Ilustración: Aldo Cruces
Durante los diez años en que me desempeñé como coeditor de literaturas extranjeras sólo tuve una experiencia realmente desagradable y se la debo al escritor inglés de novelas policiacas Raymond Postgate. Habíamos decidido publicar en nuestra colección El Dragón su novela Veredicto de doce (Veredict of twelve, 1943, cuya versión cinematográfica, protagonizada por Henry Fonda, se había estrenado aquí con el título de Doce hombres en pugna).

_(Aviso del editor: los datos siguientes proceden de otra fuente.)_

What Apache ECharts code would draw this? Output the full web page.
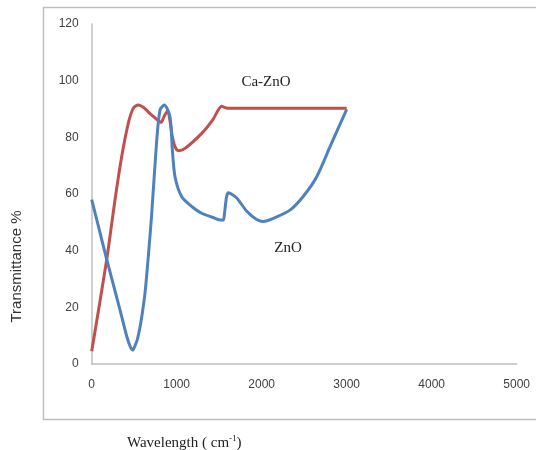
<!DOCTYPE html>
<html>
<head>
<meta charset="utf-8">
<script src="https://cdn.jsdelivr.net/npm/echarts@6/dist/echarts.min.js"></script>
<style>
html,body{margin:0;padding:0;background:#fff;}
#chart{width:536px;height:450px;}
</style>
</head>
<body>
<div id="chart"></div>
<script>
// Data
var seriesNames = ['ZnO', 'Ca-ZnO'];
var xTicks = [0, 1000, 2000, 3000, 4000, 5000];
var yTicks = [0, 20, 40, 60, 80, 100, 120];

var znoX = [0, 59, 176, 332, 412, 455, 482, 510, 540, 580, 627, 666, 706, 765, 804, 855, 921, 949, 980, 1059, 1180, 1294, 1420, 1509, 1548, 1562, 1585, 1607, 1706, 1824, 1941, 2019, 2137, 2333, 2490, 2647, 2804, 3000];
var znoY = [58, 51, 37, 19.2, 9.8, 6, 4.9, 6.5, 9, 15, 25, 38, 53, 79, 89.7, 91.4, 87.3, 75.5, 66.1, 59, 55.5, 53.2, 51.8, 50.8, 50.8, 53, 58.8, 60.4, 58.6, 53.9, 51, 50.3, 51.4, 54.3, 59.2, 66.1, 76.7, 89.9];

var caX = [0, 176, 274, 353, 431, 490, 548, 607, 700, 800, 818, 850, 894, 920, 949, 980, 1019, 1098, 1294, 1420, 1529, 1560, 1600, 2000, 2500, 3000];
var caY = [4.5, 36.7, 57.9, 73.2, 85, 90.3, 91.4, 90.6, 88, 85.5, 85.3, 87.3, 89.4, 86, 80.2, 76.7, 75.3, 76.1, 81.4, 86, 91, 90.6, 90.3, 90.3, 90.3, 90.3];

function pairs(xs, ys) {
  var out = [];
  for (var i = 0; i < xs.length; i++) out.push([xs[i], ys[i]]);
  return out;
}

var chart = echarts.init(document.getElementById('chart'), null, {renderer: 'canvas'});
var axisFont = {fontFamily: 'Liberation Sans', fontSize: 12, color: '#404040'};
chart.setOption({
  animation: false,
  backgroundColor: '#ffffff',
  grid: {left: 91.7, right: 19.3, top: 24, bottom: 86, containLabel: false},
  xAxis: {
    type: 'value', min: xTicks[0], max: xTicks[xTicks.length - 1], interval: 1000,
    axisLine: {show: true, lineStyle: {color: '#bfbfbf', width: 1.5}},
    axisTick: {show: false},
    splitLine: {show: false},
    axisLabel: Object.assign({margin: 15, formatter: function (v) { return String(v); }}, axisFont)
  },
  yAxis: {
    type: 'value', min: yTicks[0], max: yTicks[yTicks.length - 1], interval: 20,
    axisLine: {show: true, lineStyle: {color: '#bfbfbf', width: 1.5}},
    axisTick: {show: false},
    splitLine: {show: false},
    axisLabel: Object.assign({margin: 13, formatter: function (v) { return String(v); }}, axisFont)
  },
  series: [
    {
      name: seriesNames[0], type: 'line', data: pairs(znoX, znoY),
      smooth: 0.25, showSymbol: false, symbol: 'none',
      lineStyle: {color: '#4F81BD', width: 3}, z: 3
    },
    {
      name: seriesNames[1], type: 'line', data: pairs(caX, caY),
      smooth: 0.25, showSymbol: false, symbol: 'none',
      lineStyle: {color: '#C0504D', width: 3}, z: 2
    }
  ],
  graphic: [
    {type: 'rect', z: -10, silent: true,
     shape: {x: 43.5, y: 7.5, width: 600, height: 412},
     style: {fill: 'none', stroke: '#bfbfbf', lineWidth: 1.5}},
    {type: 'text', x: 266, y: 82, silent: true,
     style: {text: seriesNames[1], font: '15px "Liberation Serif"', fill: '#222', textAlign: 'center', textVerticalAlign: 'middle'}},
    {type: 'text', x: 288, y: 248, silent: true,
     style: {text: seriesNames[0], font: '15px "Liberation Serif"', fill: '#222', textAlign: 'center', textVerticalAlign: 'middle'}},
    {type: 'text', x: 16.5, y: 266.5, rotation: Math.PI / 2, silent: true,
     style: {text: 'Transmittance %', font: '15px "Liberation Sans"', fill: '#333', textAlign: 'center', textVerticalAlign: 'middle'}},
    {type: 'text', x: 127, y: 442.6, silent: true,
     style: {
       rich: {
         n: {fontFamily: 'Liberation Serif', fontSize: 15, fill: '#222'},
         s: {fontFamily: 'Liberation Serif', fontSize: 9, fill: '#222', verticalAlign: 'top', padding: [0, 0, 8, 0]}
       },
       text: '{n|Wavelength ( cm}{s|-1}{n|)}',
       textVerticalAlign: 'middle'
     }}
  ]
});
</script>
</body>
</html>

Durante una breve estancia en Londres conseguí la dirección del autor y ya de vuelta en Cuba le escribí comunicándole nuestra decisión y asegurándole que velaríamos por la pulcritud de la traducción y le haríamos llegar un ejemplar cuando saliera. Pero… —y la partícula era, es como el signo de toda una época—, pero que, lamentablemente, no estábamos pagando derechos de autor —por lo menos, en divisas— ateniéndonos en esto a la decisión de nuestro gobierno y a la reciente declaración de la Conferencia de Estocolmo sobre las inaplazables exigencias culturales de los países subdesarrollados. Le complacería saber, sin embargo, que su novela sería ávidamente leída en un país que había liquidado el analfabetismo y se disponía, primero, a distribuir gratuitamente en los centros de enseñanza millones de ejemplares de libros de texto y de consulta, y después, a poner en librerías, al alcance de todos los bolsillos, lo mejor de la literatura universal…, incluyendo a Shakespeare y Dickens, naturalmente. Me daba cuenta –esto lo pensé, no lo dije— que había una pizca de injusticia en aquel acto de justicia histórica; al negarle el pago del copyright a un autor vivo, cargábamos sobre él la culpa de una vieja deuda contraída por otros. Pero creí ingenuamente –lo confieso– que el autor iba a encontrar en mis comentarios una justificación aceptable.
Por el contrario, después de un breve intercambio de opiniones me dio a conocer su desacuerdo en un aerograma fechado en Londres el 23 de noviembre de 1967. “Estimado Señor—decía allí–: Es la misma historia de siempre: al trabajador se le despoja del producto de su trabajo y se pone a un funcionario leguleyo a encubrir el hecho. Usted es un poco menos leguleyo que otros; aquí no se aprobó la sugerencia de la Conferencia de Estocolmo en cuanto a que cualquier país podía declararse ‘en desarrollo’ y robar los libros de cualquier autor. Aquí, gracias a la influencia ejercida por los escritores, debidamente organizados, se impidió al menos que el gobierno británico firmara ese documento. Y eso de que mi poca disposición a confiar en sus traductores le resulte a usted ‘ofensiva’, es toda una muestra de impudicia burocrática. Ustedes son ladrones y usted es insolente; ¿por qué debería yo confiar en vuestra integridad en otros campos? De usted, atentamente, Raymond Postgate”.
Había en aquel tono insultante y barriotero una resonancia imperial, un ripio de la prepotencia que caracterizó en su momento a la Pérfida Albión, y me dispuse a responderle como se merecía. Pero me contuve. De pronto, sentí pena por aquel pobre hombre que con sus setenta años a cuestas y pese a todo su talento, vivía encerrado en su mundo pesetero de chelines y peniques. Me di cuenta de que ahora no se trataba de doce, sino de dos hombres en pugna, mejor dicho, de dos mundos en pugna: el suyo y el mío. Y me limité a responderle: “Señor Postgate: usted no ha entendido nada”. No me contestó. (Publicada en el Boletín del Centro Cultural Pablo de la Torriente Brau).
Excelente crónica
Respeto y admiración por el gran intelectual cubano! Del otro, sólo su libro y la pugna.
Maravillosa carabina. Gracias Ambrosio, disfruté mucho leyéndola.
Un lujo para el gremio contar con las Carabinas de Pocho en una página (la nuestra) crecida y renovada) Gracias Ambrosio por sus crónicas.